Spencer McBride, Joseph Smith Papers
Since I joined SHEAR in 2011, I have considered it an intellectual home. I am an Associate Managing Historian of the Joseph Smith Papers, a project on which I have worked since 2014. I earned my doctorate in history at Louisiana State University and published my first book, Pulpit and Nation, in 2016 with the University of Virginia Press. My second book (which benefited immensely from SHEAR’s inaugural Second Book Workshop) is an examination of Joseph Smith’s ill-fated 1844 presidential campaign which will be published by Oxford University Press in May 2021. Since I presented my first paper at SHEAR in 2011, I have missed just one of the organization’s annual meetings and keep the third weekend in July permanently reserved on my calendar. I welcome the opportunity to give back to SHEAR and to do what I can to make it a welcome home for as many scholars who desire to be part of this community.
Second Year Members
Joanna Cohen, Queen Mary University of London
I am a Senior Lecturer at Queen Mary University of London, and I am currently at work on a book about property and loss from the Gold Rush to Reconstruction. But before I returned to London, I completed my PhD at the University of Pennsylvania and published my book Luxurious Citizens: The Politics of Consumption in Nineteenth-Century America with Penn Press in 2017. My scholarly roots in Philadelphia were further cemented by a fellowship at the McNeil Center in Early American Studies, and finally my experiences at SHEAR. I gave my first paper at SHEAR in 2007 (although that meeting was actually in Worcester!) and thanks to encouragement and advice offered by fellow SHEARites, turned that paper into my first article, which came out in The Journal of the Early Republic in 2010. That experience was one of such welcome, intellectual excitement, and support it helped me to see what a scholarly community at its best could do. It’s a privilege to be part of the Nominating Committee now and continue the vital work of creating a diverse and vibrant organization that will shape the study of the early republic for years to come.
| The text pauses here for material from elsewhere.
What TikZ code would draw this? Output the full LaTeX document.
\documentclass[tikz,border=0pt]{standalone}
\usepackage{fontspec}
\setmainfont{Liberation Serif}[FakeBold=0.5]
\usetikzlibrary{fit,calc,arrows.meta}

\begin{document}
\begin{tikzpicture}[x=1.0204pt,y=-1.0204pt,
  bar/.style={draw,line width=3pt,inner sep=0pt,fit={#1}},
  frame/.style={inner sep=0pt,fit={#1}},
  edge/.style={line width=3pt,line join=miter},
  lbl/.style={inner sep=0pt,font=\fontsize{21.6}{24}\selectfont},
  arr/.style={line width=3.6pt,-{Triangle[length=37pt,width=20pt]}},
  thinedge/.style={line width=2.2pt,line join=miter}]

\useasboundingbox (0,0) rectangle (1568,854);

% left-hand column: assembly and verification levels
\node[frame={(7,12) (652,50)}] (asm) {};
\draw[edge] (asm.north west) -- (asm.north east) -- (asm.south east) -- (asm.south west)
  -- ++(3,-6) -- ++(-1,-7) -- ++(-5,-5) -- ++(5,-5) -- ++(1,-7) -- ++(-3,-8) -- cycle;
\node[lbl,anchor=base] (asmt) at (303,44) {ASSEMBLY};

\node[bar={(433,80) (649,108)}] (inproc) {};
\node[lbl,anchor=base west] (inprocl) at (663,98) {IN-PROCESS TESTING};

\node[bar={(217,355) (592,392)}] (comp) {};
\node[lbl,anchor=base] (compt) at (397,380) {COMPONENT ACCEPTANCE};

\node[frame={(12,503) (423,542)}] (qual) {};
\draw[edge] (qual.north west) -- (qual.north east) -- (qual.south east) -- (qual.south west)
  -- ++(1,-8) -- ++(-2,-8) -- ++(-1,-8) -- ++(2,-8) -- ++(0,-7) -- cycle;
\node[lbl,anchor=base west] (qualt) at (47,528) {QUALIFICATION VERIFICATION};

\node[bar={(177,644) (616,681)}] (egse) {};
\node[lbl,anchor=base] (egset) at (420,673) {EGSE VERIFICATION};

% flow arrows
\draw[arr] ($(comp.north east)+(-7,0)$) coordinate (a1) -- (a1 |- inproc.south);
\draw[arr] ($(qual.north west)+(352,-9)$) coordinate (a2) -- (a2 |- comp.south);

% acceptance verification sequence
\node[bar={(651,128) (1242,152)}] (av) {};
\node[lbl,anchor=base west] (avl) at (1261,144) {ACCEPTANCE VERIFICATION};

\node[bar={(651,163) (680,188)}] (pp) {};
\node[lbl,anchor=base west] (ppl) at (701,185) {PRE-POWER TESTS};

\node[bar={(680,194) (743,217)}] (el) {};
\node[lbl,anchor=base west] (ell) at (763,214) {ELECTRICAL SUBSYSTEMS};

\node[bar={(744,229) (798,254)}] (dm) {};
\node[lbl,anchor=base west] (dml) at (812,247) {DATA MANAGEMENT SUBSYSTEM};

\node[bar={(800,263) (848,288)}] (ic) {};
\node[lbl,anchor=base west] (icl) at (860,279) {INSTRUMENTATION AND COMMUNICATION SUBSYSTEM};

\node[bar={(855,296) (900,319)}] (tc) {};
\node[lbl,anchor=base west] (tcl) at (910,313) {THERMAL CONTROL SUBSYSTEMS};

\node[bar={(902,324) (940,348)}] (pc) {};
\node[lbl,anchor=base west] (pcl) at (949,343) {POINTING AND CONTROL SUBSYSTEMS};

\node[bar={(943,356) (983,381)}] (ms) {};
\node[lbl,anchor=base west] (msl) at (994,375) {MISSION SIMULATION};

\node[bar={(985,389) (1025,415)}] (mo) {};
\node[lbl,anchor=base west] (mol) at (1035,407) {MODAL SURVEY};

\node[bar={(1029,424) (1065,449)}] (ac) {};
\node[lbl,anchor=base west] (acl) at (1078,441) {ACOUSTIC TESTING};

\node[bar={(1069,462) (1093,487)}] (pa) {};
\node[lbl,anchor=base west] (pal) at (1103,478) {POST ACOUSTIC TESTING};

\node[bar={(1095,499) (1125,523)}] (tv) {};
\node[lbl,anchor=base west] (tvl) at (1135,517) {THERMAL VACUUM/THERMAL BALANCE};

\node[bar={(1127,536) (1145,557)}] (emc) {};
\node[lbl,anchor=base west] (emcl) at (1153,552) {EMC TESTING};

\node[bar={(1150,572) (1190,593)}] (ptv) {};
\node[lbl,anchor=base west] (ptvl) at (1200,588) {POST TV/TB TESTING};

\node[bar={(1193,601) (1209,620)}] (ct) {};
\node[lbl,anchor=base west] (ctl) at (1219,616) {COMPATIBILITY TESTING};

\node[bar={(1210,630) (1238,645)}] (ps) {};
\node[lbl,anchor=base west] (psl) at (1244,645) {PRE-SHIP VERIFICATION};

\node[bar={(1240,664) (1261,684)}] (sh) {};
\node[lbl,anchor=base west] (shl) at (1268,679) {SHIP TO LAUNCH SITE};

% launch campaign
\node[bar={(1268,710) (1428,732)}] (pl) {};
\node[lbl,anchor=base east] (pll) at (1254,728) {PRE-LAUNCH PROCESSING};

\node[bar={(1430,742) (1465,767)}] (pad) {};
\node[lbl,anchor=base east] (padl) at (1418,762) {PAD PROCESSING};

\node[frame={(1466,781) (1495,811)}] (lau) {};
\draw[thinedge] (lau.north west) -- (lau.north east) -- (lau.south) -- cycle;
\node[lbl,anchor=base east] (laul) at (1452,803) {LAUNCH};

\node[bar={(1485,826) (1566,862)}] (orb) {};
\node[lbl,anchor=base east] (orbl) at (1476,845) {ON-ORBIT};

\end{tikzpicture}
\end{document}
Sara Georgini, Adams Papers, Massachusetts Historical Society
I earned my doctorate in history from Boston University in 2016. For over a decade, I have worked at the Adams Papers editorial project based at the Massachusetts Historical Society, where I am series editor for The Papers of John Adams. I am the author of Household Gods: The Religious Lives of the Adams Family (Oxford University Press, 2019), and I write about early American history, thought, and culture for Smithsonian. As a public historian, I am committed to ensuring the preservation of and access to primary sources—a core value that I see reflected in SHEAR’s people, programs, and plans. Since 2010, I have participated in the SHEAR community by presenting research, attending the annual meeting, serving as a Biography Workshop leader, and amplifying word of SHEAR opportunities on social media. Encouraging words and critical feedback from a host of SHEAR scholars greatly aided and refined my historical research as I progressed from dissertation to book manuscript and beyond. I’m grateful to have SHEAR as a scholarly home, and now I’d like the chance to give back.
2020-21 Co-Chairs
Zara Anishanslin, University of Delaware
I’m an Associate Professor of History and Art History at the University of Delaware. I describe myself as a “historian with a thing for things” since I approach early America through material culture, a historical passion evident in the subject of my first book, Portrait of a Woman in Silk: Hidden Histories of the British Atlantic World (Yale University Press, 2016), and in my current research on transatlantic histories of the American Revolution. SHEAR has played a pivotal role in my scholarly world since I first attended it as a graduate student in 2008. This is fitting as one of the things I admire most about this organization is how seamlessly it brings together scholars at all stages of their careers, from grad student to emeriti. It’s been an honor and a pleasure to serve on the Nominating Committee as a way to help shape the future of this organization that’s given me so many rewarding experiences and connections. I am particularly honored to serve as co-chair of the Nominating Committee this year and pledge to work with my fellow committee members to build the most diverse and inclusive SHEAR possible.
Caitlin Fitz, Northwestern University
I am an associate professor of History at Northwestern University, and my current research explores the hemispheric dimensions of U.S. abolition. I presented at my first SHEAR conference as a nervous graduate student at Worcester in 2007, when I was just starting to piece together a dissertation topic. I will never forget the advice I received: as several audience members suggested, I needed to find a better way to gauge popular attitudes towards Latin American independence. That early insight fundamentally shaped what ultimately became my first book, Our Sister Republics: The United States in an Age of American Revolutions (Norton/Liveright 2016). SHEAR has been my scholarly home ever since, a source of ideas, encouragement, mentorship, and friendship for ten years and running. I am committed to ensuring that the organization is similarly supportive to all historians who crave fuller, broader, more diverse scholarship on the U.S. past, and I’m genuinely honored to co-chair this year’s Nominating Committee as a part of that work.